[Dataset rows]
Begin

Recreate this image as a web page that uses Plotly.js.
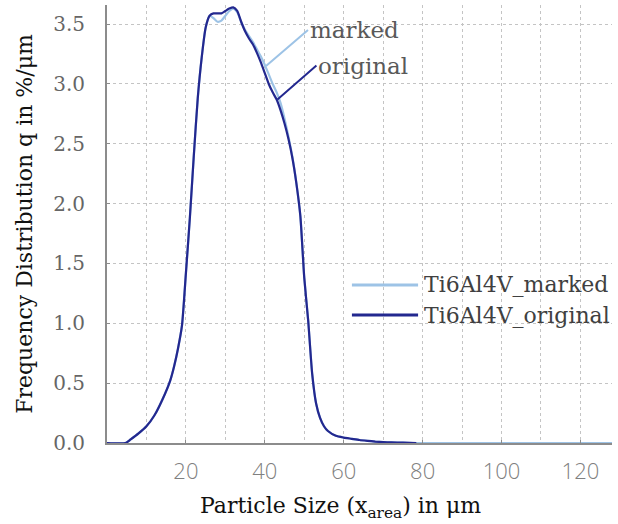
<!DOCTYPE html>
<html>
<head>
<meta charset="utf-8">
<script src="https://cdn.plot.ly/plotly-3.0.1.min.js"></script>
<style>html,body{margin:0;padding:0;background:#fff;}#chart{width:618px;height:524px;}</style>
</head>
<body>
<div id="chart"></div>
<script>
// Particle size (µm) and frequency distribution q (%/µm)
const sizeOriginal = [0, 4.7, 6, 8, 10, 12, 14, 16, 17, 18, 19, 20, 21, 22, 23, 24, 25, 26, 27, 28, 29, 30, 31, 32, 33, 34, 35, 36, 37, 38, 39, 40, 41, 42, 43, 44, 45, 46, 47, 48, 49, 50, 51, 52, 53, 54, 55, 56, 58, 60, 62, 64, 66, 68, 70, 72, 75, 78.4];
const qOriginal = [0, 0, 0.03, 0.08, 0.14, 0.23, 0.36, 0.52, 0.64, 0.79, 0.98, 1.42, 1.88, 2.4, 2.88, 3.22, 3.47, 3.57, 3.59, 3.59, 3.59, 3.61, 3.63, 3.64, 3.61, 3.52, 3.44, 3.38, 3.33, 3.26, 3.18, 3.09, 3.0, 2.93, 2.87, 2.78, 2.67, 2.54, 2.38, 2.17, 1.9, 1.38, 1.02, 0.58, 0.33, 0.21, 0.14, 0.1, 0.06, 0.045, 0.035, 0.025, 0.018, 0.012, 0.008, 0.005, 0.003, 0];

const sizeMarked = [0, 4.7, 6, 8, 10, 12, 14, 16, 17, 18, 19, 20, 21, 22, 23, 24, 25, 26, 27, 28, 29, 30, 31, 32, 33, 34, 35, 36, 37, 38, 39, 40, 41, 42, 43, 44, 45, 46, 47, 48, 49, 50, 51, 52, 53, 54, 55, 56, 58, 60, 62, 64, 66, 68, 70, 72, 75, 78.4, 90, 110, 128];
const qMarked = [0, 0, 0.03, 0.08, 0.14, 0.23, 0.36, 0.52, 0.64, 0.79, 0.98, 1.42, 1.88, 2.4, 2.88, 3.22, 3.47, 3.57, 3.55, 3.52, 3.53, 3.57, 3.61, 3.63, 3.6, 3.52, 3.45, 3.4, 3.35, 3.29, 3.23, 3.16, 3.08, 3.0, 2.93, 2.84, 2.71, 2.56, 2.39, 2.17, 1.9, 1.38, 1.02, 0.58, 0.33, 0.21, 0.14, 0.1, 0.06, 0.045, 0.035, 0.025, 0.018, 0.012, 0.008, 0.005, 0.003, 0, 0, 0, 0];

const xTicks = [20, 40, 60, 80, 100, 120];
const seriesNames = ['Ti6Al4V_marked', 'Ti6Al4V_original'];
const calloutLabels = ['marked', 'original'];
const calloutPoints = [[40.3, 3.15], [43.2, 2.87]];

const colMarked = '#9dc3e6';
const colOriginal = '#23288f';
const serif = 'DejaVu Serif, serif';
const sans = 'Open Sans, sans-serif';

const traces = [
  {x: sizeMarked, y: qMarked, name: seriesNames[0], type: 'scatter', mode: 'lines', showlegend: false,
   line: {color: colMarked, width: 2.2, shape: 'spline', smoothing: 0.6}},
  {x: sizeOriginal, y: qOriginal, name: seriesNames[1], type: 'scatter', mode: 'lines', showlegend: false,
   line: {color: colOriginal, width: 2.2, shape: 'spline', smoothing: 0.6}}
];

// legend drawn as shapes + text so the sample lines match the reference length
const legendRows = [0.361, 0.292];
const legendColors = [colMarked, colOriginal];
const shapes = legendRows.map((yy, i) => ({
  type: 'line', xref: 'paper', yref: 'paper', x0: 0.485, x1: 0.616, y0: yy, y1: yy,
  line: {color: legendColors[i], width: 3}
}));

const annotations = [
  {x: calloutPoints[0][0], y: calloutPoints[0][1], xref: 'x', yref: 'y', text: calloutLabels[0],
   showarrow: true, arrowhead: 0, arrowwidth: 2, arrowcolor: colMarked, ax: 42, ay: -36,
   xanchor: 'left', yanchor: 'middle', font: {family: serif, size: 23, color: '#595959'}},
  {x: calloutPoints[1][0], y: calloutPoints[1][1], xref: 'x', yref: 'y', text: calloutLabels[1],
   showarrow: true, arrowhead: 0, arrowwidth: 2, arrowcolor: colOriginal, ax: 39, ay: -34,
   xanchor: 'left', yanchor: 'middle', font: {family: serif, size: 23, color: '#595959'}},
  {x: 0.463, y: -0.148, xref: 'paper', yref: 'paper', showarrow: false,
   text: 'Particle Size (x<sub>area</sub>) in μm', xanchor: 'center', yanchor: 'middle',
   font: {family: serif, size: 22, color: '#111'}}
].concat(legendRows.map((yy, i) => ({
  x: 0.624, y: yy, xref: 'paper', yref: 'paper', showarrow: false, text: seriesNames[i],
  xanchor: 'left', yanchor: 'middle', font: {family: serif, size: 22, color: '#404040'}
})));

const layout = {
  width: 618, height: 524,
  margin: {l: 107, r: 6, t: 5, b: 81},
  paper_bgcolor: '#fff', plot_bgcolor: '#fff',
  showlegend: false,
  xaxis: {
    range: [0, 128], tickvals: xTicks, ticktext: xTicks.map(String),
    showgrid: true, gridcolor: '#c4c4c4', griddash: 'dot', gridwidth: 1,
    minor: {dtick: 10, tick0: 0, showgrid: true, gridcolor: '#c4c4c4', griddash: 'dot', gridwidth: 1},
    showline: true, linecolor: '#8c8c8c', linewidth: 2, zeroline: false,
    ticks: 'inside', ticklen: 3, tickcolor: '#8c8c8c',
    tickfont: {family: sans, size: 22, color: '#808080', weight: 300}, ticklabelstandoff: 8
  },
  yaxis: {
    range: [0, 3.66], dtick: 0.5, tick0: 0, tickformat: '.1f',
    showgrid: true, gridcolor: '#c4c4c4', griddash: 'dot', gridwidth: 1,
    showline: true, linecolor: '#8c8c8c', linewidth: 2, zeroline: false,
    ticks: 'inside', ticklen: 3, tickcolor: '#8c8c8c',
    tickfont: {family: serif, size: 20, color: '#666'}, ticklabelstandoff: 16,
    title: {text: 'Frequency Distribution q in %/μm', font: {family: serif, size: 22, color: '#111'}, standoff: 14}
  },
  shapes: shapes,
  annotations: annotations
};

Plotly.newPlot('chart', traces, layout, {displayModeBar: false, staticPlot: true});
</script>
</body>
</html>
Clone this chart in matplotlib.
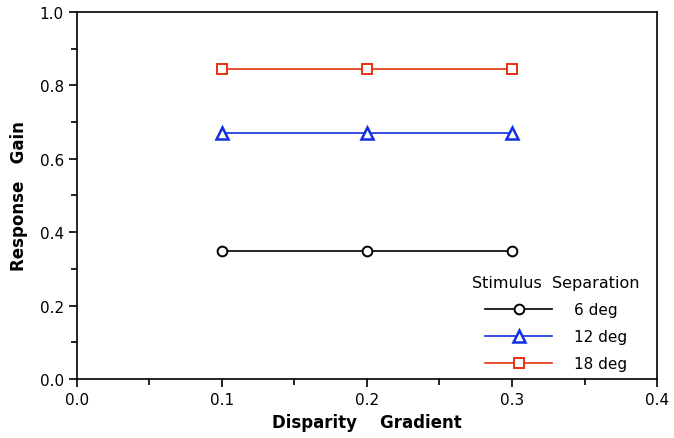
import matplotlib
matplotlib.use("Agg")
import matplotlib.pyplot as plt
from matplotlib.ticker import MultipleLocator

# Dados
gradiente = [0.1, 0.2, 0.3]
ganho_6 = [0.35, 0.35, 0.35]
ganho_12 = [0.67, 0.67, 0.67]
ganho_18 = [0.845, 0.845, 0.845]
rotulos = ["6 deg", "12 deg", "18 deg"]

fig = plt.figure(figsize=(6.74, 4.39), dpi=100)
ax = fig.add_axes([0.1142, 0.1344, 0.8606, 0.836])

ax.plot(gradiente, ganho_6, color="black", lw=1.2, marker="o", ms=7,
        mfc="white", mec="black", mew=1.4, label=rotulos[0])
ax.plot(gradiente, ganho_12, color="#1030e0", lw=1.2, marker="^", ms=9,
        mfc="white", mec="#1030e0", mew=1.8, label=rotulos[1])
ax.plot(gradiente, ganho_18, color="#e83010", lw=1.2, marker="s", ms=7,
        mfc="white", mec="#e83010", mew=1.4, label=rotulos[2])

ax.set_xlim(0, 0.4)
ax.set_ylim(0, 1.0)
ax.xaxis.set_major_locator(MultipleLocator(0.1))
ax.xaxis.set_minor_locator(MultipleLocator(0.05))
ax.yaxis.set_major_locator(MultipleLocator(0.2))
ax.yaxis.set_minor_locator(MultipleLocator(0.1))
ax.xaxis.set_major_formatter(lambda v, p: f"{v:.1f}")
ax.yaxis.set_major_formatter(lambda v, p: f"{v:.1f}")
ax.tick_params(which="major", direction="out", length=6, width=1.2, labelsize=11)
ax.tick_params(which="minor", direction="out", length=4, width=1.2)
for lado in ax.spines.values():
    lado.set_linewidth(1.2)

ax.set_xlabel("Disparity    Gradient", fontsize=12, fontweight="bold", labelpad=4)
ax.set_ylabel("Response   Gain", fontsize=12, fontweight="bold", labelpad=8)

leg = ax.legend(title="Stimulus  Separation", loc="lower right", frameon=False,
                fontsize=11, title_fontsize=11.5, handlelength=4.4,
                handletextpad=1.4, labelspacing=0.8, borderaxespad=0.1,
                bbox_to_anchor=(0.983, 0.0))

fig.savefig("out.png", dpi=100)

End

▶ **Short task**:
Scan the material above for the string "matplotlib" and report each line where you find it.

▶ **Solution for this task**:
Clone this chart in matplotlib.
import matplotlib
matplotlib.use("Agg")
import matplotlib.pyplot as plt
from matplotlib.ticker import MultipleLocator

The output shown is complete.